# Sensor inductivo de proximidad



## sara_N (Abr 21, 2009)

buenas, deseo crear un sensor inductivo de proximidad para automóviles, utilizando un cable electromotriz awg16, el cual está dispuesto en el suelo, en un cuadrado aproximadamente de 155 x 160 cms, por favor si alguien me puede ayudar en el diseño de un sensor de manera que cuando el carro se acerque al cable pueda detectar un flanco, muchas gracias


----------



## kuropatula (Abr 21, 2009)

Hay sensores inductivos que te entregan un nivel alto cuando se les acerca un metal.

Son como un tubo de matal de 10cm de largo y 2 cm de diametro aprox. 

Tienen 3 cables: Vcc, GND y Out.

Capás que te sirve.

Si lo querés hacer vos probá con un oscilador de alta frecuencia de colpits (buscá modulador de AM en google).

Tiene un RL en paralelo y tu L (bobina) sería tu cable. Luego deberías detectar un cambio de frecuencia producido por la proximidad de algo. 

Ojo, lo quise hacer y no me salió. Vi el cambio de frec. en el osciloscipio pero fue dificil detectarlo.

Suerte


----------



## karl (Abr 22, 2009)

los sensores inductivos de los que habla kuropatula trabajan con un imán de alta potencia, este tiene un campo magnetico propio, que al acercarse un objeto ferromagnetico es alterado, esta alteración la detectas con un sensor apropiado (una bobina en la que se inducen corrientes, un sensor Hall, etc), como en el dibujo que anexo, funcionan bien, pero creo que solo a distancias relativamente cortas, lo cual hace que necesites un amplificador muy potente.

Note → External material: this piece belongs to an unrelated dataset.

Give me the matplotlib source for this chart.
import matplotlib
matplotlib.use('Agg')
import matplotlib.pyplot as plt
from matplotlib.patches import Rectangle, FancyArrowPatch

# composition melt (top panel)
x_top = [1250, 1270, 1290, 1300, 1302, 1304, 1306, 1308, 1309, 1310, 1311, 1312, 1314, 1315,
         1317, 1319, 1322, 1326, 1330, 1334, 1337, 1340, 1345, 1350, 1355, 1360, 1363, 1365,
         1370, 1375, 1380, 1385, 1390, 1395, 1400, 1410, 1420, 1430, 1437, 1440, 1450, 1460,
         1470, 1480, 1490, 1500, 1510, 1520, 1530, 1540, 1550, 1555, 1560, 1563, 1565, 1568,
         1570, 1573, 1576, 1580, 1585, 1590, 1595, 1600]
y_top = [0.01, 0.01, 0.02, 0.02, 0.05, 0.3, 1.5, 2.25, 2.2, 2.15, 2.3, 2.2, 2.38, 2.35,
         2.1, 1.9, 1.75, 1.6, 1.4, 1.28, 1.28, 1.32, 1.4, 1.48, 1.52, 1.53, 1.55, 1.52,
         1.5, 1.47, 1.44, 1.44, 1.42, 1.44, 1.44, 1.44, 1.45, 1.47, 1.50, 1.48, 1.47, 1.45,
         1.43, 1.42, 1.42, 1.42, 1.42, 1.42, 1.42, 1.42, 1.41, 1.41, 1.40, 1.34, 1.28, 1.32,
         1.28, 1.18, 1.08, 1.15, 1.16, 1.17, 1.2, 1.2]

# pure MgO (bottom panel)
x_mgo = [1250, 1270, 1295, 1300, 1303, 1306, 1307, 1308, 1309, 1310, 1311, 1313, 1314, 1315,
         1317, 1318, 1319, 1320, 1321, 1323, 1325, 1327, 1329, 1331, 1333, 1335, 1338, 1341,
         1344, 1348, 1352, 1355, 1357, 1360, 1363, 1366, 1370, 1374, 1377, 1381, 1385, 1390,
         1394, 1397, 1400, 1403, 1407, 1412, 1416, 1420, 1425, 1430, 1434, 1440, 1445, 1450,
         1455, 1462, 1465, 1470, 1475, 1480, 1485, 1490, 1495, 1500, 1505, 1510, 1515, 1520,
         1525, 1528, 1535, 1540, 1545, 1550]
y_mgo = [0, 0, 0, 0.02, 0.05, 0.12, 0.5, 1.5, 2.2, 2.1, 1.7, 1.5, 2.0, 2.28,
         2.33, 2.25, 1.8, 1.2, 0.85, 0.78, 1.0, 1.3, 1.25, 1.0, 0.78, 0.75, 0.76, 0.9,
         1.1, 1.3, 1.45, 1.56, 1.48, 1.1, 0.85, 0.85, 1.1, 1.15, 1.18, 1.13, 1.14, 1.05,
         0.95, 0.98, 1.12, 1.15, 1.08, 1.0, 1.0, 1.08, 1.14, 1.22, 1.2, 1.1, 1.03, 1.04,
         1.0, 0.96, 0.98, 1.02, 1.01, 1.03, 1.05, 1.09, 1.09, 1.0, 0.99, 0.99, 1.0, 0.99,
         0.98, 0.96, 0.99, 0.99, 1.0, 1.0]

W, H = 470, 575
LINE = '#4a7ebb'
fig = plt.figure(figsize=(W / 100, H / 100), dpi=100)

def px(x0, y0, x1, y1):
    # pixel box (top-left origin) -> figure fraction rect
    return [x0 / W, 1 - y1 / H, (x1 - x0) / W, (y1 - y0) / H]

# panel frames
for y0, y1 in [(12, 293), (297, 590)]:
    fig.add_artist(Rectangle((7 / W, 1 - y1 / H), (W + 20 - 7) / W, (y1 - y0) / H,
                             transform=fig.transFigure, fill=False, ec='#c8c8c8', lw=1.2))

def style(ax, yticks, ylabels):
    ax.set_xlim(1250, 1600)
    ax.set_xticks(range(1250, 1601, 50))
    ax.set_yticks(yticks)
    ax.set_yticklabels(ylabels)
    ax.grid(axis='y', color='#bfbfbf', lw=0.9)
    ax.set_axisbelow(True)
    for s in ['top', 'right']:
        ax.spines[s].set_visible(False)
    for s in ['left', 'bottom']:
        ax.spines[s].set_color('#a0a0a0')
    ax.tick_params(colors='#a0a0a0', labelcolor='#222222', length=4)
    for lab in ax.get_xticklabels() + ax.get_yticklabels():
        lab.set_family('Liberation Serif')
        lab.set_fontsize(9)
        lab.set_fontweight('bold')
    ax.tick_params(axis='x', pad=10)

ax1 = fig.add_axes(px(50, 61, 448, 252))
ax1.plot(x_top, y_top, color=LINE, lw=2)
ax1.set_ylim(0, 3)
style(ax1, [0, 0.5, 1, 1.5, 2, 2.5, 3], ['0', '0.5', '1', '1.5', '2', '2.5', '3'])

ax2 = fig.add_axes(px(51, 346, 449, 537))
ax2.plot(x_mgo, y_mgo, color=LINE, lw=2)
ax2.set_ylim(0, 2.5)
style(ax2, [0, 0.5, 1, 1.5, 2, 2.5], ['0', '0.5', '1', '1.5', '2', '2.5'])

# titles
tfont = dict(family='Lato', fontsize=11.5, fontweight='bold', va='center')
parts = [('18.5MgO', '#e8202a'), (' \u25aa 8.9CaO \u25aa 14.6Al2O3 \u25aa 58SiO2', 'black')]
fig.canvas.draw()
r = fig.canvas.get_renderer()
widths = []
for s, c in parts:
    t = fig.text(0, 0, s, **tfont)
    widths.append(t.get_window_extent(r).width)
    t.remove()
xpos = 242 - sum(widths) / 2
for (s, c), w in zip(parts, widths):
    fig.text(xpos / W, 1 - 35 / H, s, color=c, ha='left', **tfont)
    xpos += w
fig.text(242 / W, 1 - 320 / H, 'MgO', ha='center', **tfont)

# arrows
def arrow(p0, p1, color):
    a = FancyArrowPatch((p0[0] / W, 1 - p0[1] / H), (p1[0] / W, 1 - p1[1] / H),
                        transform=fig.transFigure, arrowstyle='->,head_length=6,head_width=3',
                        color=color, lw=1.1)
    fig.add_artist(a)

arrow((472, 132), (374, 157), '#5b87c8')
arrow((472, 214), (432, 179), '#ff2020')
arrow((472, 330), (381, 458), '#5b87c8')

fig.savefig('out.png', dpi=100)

Tengo entendido que así funcionan los detectores que tienen unos semaforos, que estan en alto todo el tiempo hasta que se acerca un coche.

Puedes intentar un sensor que funcione asi:
una bobina osciladora, como de un transformador, induce una potencia conocida en una bobina secundaria, si la potencia baja es porque la esta absorbiendo una fuente externa, como un automovil, este es el principio de funcionamiento de los detectores de metales normales, sin embargo no tengo información exacta de como funcionan.


----------